(10 years, 8 months ago)
Commons ChamberFirst and foremost, we must avoid a situation in which escalation continues as a result of the arrival of Russian troops in eastern Ukraine. Secondly, there must be a meaningful dialogue between the Ukrainian authorities and the Russian authorities, and I will explain what I mean by that in the course of my remarks. Thirdly, there must be a recognition that the international community remains unyielding in its opposition to the illegal referendum that took place in Crimea last weekend. Alas, the Kremlin has not yet recognised or acted on any of those steps, but I hope that it will do so in the coming days. Why do I make that point? Ukraine’s future still hangs in the balance, so today’s debate is welcome and takes place at a crucial time.
The recent trajectory of Ukrainian politics hinges on the events of 21 November when Yanukovych’s Cabinet abandoned an agreement on closer trade ties with the EU, and instead sought closer co-operation with the Russian Federation. Days later, hundreds of thousands of Ukrainians descended on Maidan square, and for months the various protests endured and grew on the streets of Kiev. On 20 February, in a vibrant European capital, Government snipers turned their fire on protesters and the day ended with makeshift morgues lining the pavements of that historic city. On 27 February, just four days after the end of the Sochi winter Olympics, Russian troops effectively occupied Crimea under the false pretence of protecting its Russian-speaking population.
Ukraine faces a generational choice: in the decades ahead, can it face both east and west? Russia, too, is faced with two alternative futures: greater integration or greater isolation within the existing international order. It is right that the international community’s approach to date has been characterised by engagement with Russia where possible but by appropriate diplomatic pressures where required, which is why I welcome the draft UN resolution criticising the referendum in Ukraine’s Crimea region. Recent events in Ukraine are a key test of resolve for the European Union in particular. This clear and flagrant breach of international law has happened on Europe’s doorstep, and the burden of responding to the crisis rests heavily on European Union leaders.

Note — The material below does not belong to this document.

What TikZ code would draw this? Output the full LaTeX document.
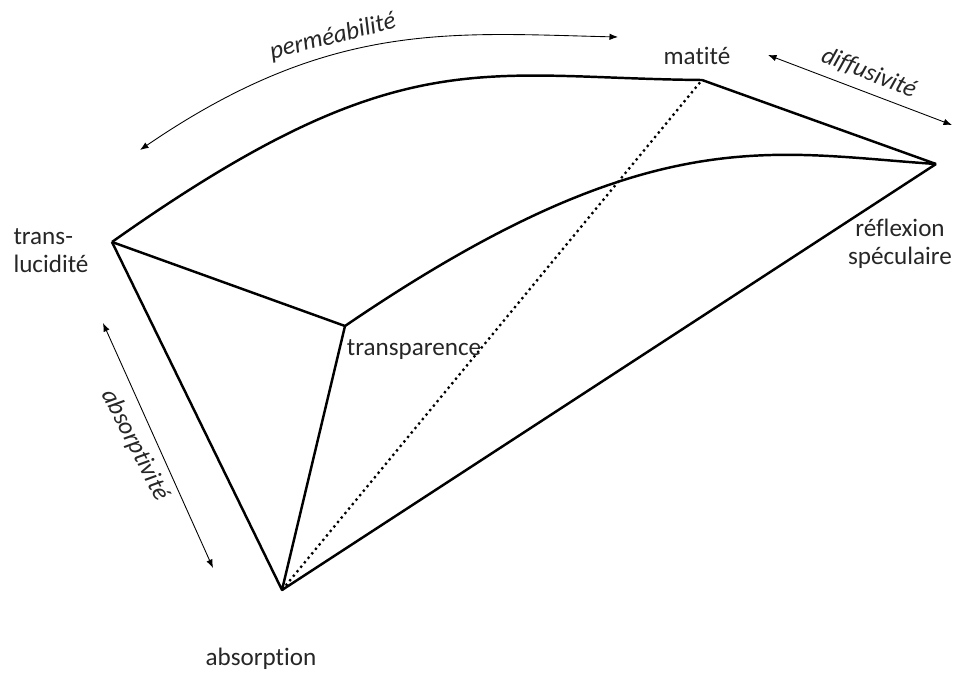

It is worth acknowledging from the outset that getting agreement among the EU 28 is always difficult, particularly when a number of member states are vulnerable to Russian action on issues such as energy supply. I therefore welcome the steps that have already been agreed by the EU, including the suspension of negotiations with Russia on visa liberalisation and targeted asset freezes and visa bans against those responsible for threatening Ukraine’s territorial integrity and independence.
Despite those important steps, I regret that, to date, the EU’s unity in condemning Russia’s military aggression has not been matched by a shared resolve to act more decisively in extracting costs and consequences for Russia’s actions. Only four days before this week’s Foreign Affairs Council, Chancellor Merkel made it clear that if Russia continued on its current course, it would cause
“massive damage to Russia, both economically and politically.”
Following her comments, and ahead of the EU Foreign Affairs Council meeting, the press quoted reports that more than 100 names were being considered for targeted measures by the EU. At that Foreign Affairs Council meeting, a list of 21 individuals was agreed, and only 13 of them were Russian. Given that the objective of the sanctions is to alter the calculus of risk in the minds of the Russian leadership, it would be unfortunate if confused messages were sent to Moscow, however inadvertently, at this critical time.
My right hon. Friend mentioned the importance of the EU speaking with one voice. Does he not think that it was slightly naive of the French, German and Polish Foreign Ministers to take action without bringing the United States into the meeting? That would have shown unity not only within the EU but with our allies in north America.
I have no criticism of the French, German and Polish Foreign Ministers. We saw from the dynamic on the streets of Kiev that that potential agreement was overtaken by events, including the fleeing of the President from Ukraine. I do not believe that any reasonable criticism can be levelled at the European Union for somehow ignoring or being unwilling to work with our friends, colleagues and allies in the United States. Indeed, one of the brighter shafts of light amid the darkness has been the degree of effective co-operation between European leaders and the US Secretary of State John Kerry in the recent days and weeks. This is a big geopolitical moment and, as the Foreign Secretary made clear, all of us in the west—in the European Union and the United States—have a strong interest in upholding the international order that has lasted in Europe since the second world war.